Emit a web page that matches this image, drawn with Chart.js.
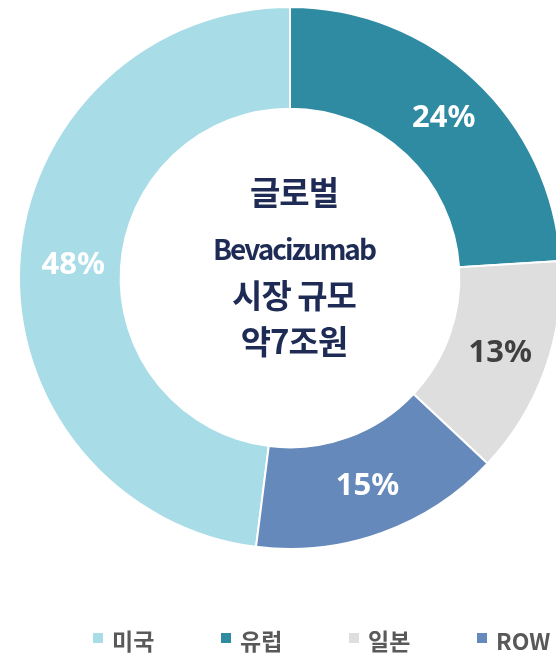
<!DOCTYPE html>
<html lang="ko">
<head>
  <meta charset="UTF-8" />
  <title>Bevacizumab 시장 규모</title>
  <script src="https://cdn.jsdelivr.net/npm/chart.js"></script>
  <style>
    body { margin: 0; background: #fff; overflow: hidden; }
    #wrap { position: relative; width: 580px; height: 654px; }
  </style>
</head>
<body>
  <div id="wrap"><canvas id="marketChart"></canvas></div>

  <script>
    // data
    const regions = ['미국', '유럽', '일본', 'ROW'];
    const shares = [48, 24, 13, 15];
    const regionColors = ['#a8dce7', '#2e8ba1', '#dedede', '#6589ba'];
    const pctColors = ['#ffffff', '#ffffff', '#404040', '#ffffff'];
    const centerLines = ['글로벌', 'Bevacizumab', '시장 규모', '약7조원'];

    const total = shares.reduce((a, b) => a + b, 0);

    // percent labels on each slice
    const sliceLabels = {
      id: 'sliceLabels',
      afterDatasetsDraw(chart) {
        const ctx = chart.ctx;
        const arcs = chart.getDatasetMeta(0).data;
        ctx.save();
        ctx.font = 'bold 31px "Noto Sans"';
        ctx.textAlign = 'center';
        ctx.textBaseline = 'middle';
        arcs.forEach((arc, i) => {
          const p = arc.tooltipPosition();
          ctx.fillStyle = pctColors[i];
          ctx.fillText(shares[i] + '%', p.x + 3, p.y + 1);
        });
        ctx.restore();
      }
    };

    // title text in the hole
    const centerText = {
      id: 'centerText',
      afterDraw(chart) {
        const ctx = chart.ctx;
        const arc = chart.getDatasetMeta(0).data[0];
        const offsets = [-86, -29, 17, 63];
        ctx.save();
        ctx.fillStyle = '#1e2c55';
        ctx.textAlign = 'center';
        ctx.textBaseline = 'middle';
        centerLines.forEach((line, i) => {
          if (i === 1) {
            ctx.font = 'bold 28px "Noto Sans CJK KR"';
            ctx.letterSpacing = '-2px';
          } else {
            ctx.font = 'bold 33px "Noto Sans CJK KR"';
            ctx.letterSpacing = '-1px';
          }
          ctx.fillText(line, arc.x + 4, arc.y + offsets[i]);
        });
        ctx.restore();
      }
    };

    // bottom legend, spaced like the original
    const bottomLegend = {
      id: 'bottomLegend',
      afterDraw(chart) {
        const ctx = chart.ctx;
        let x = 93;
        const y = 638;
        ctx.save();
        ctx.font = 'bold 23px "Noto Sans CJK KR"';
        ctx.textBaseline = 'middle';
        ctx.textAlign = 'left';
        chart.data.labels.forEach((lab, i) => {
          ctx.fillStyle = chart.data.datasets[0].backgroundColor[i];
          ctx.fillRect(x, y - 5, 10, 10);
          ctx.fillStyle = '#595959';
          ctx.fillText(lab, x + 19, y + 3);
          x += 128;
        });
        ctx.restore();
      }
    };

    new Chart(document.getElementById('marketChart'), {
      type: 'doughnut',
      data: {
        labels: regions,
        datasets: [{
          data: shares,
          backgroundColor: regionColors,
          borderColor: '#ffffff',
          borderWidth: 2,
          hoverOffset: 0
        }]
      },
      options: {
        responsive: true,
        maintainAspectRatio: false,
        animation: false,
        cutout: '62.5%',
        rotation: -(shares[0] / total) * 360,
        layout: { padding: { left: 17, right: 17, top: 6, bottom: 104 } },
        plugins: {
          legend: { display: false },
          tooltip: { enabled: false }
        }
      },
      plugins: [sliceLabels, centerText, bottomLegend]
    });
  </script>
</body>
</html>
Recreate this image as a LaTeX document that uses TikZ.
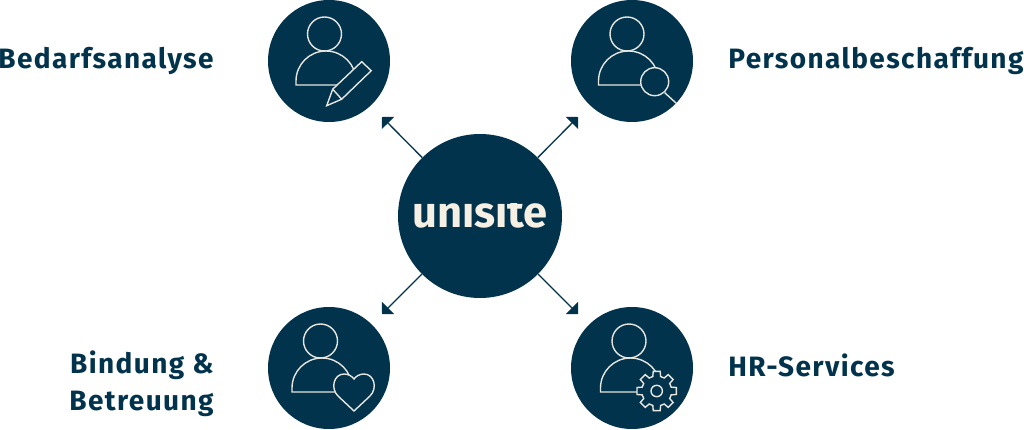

> _What is expected_
The pictures should not be reproduced; quote all of the other material exactly.

> _Written response_
Emit a web page that matches this image, drawn with Chart.js.
<!DOCTYPE html>
<html lang="ko">
<head>
  <meta charset="UTF-8" />
  <title>Bevacizumab 시장 규모</title>
  <script src="https://cdn.jsdelivr.net/npm/chart.js"></script>
  <style>
    body { margin: 0; background: #fff; overflow: hidden; }
    #wrap { position: relative; width: 580px; height: 654px; }
  </style>
</head>
<body>
  <div id="wrap"><canvas id="marketChart"></canvas></div>

  <script>
    // data
    const regions = ['미국', '유럽', '일본', 'ROW'];
    const shares = [48, 24, 13, 15];
    const regionColors = ['#a8dce7', '#2e8ba1', '#dedede', '#6589ba'];
    const pctColors = ['#ffffff', '#ffffff', '#404040', '#ffffff'];
    const centerLines = ['글로벌', 'Bevacizumab', '시장 규모', '약7조원'];

    const total = shares.reduce((a, b) => a + b, 0);

    // percent labels on each slice
    const sliceLabels = {
      id: 'sliceLabels',
      afterDatasetsDraw(chart) {
        const ctx = chart.ctx;
        const arcs = chart.getDatasetMeta(0).data;
        ctx.save();
        ctx.font = 'bold 31px "Noto Sans"';
        ctx.textAlign = 'center';
        ctx.textBaseline = 'middle';
        arcs.forEach((arc, i) => {
          const p = arc.tooltipPosition();
          ctx.fillStyle = pctColors[i];
          ctx.fillText(shares[i] + '%', p.x + 3, p.y + 1);
        });
        ctx.restore();
      }
    };

    // title text in the hole
    const centerText = {
      id: 'centerText',
      afterDraw(chart) {
        const ctx = chart.ctx;
        const arc = chart.getDatasetMeta(0).data[0];
        const offsets = [-86, -29, 17, 63];
        ctx.save();
        ctx.fillStyle = '#1e2c55';
        ctx.textAlign = 'center';
        ctx.textBaseline = 'middle';
        centerLines.forEach((line, i) => {
          if (i === 1) {
            ctx.font = 'bold 28px "Noto Sans CJK KR"';
            ctx.letterSpacing = '-2px';
          } else {
            ctx.font = 'bold 33px "Noto Sans CJK KR"';
            ctx.letterSpacing = '-1px';
          }
          ctx.fillText(line, arc.x + 4, arc.y + offsets[i]);
        });
        ctx.restore();
      }
    };

    // bottom legend, spaced like the original
    const bottomLegend = {
      id: 'bottomLegend',
      afterDraw(chart) {
        const ctx = chart.ctx;
        let x = 93;
        const y = 638;
        ctx.save();
        ctx.font = 'bold 23px "Noto Sans CJK KR"';
        ctx.textBaseline = 'middle';
        ctx.textAlign = 'left';
        chart.data.labels.forEach((lab, i) => {
          ctx.fillStyle = chart.data.datasets[0].backgroundColor[i];
          ctx.fillRect(x, y - 5, 10, 10);
          ctx.fillStyle = '#595959';
          ctx.fillText(lab, x + 19, y + 3);
          x += 128;
        });
        ctx.restore();
      }
    };

    new Chart(document.getElementById('marketChart'), {
      type: 'doughnut',
      data: {
        labels: regions,
        datasets: [{
          data: shares,
          backgroundColor: regionColors,
          borderColor: '#ffffff',
          borderWidth: 2,
          hoverOffset: 0
        }]
      },
      options: {
        responsive: true,
        maintainAspectRatio: false,
        animation: false,
        cutout: '62.5%',
        rotation: -(shares[0] / total) * 360,
        layout: { padding: { left: 17, right: 17, top: 6, bottom: 104 } },
        plugins: {
          legend: { display: false },
          tooltip: { enabled: false }
        }
      },
      plugins: [sliceLabels, centerText, bottomLegend]
    });
  </script>
</body>
</html>
Recreate this image as a LaTeX document that uses TikZ.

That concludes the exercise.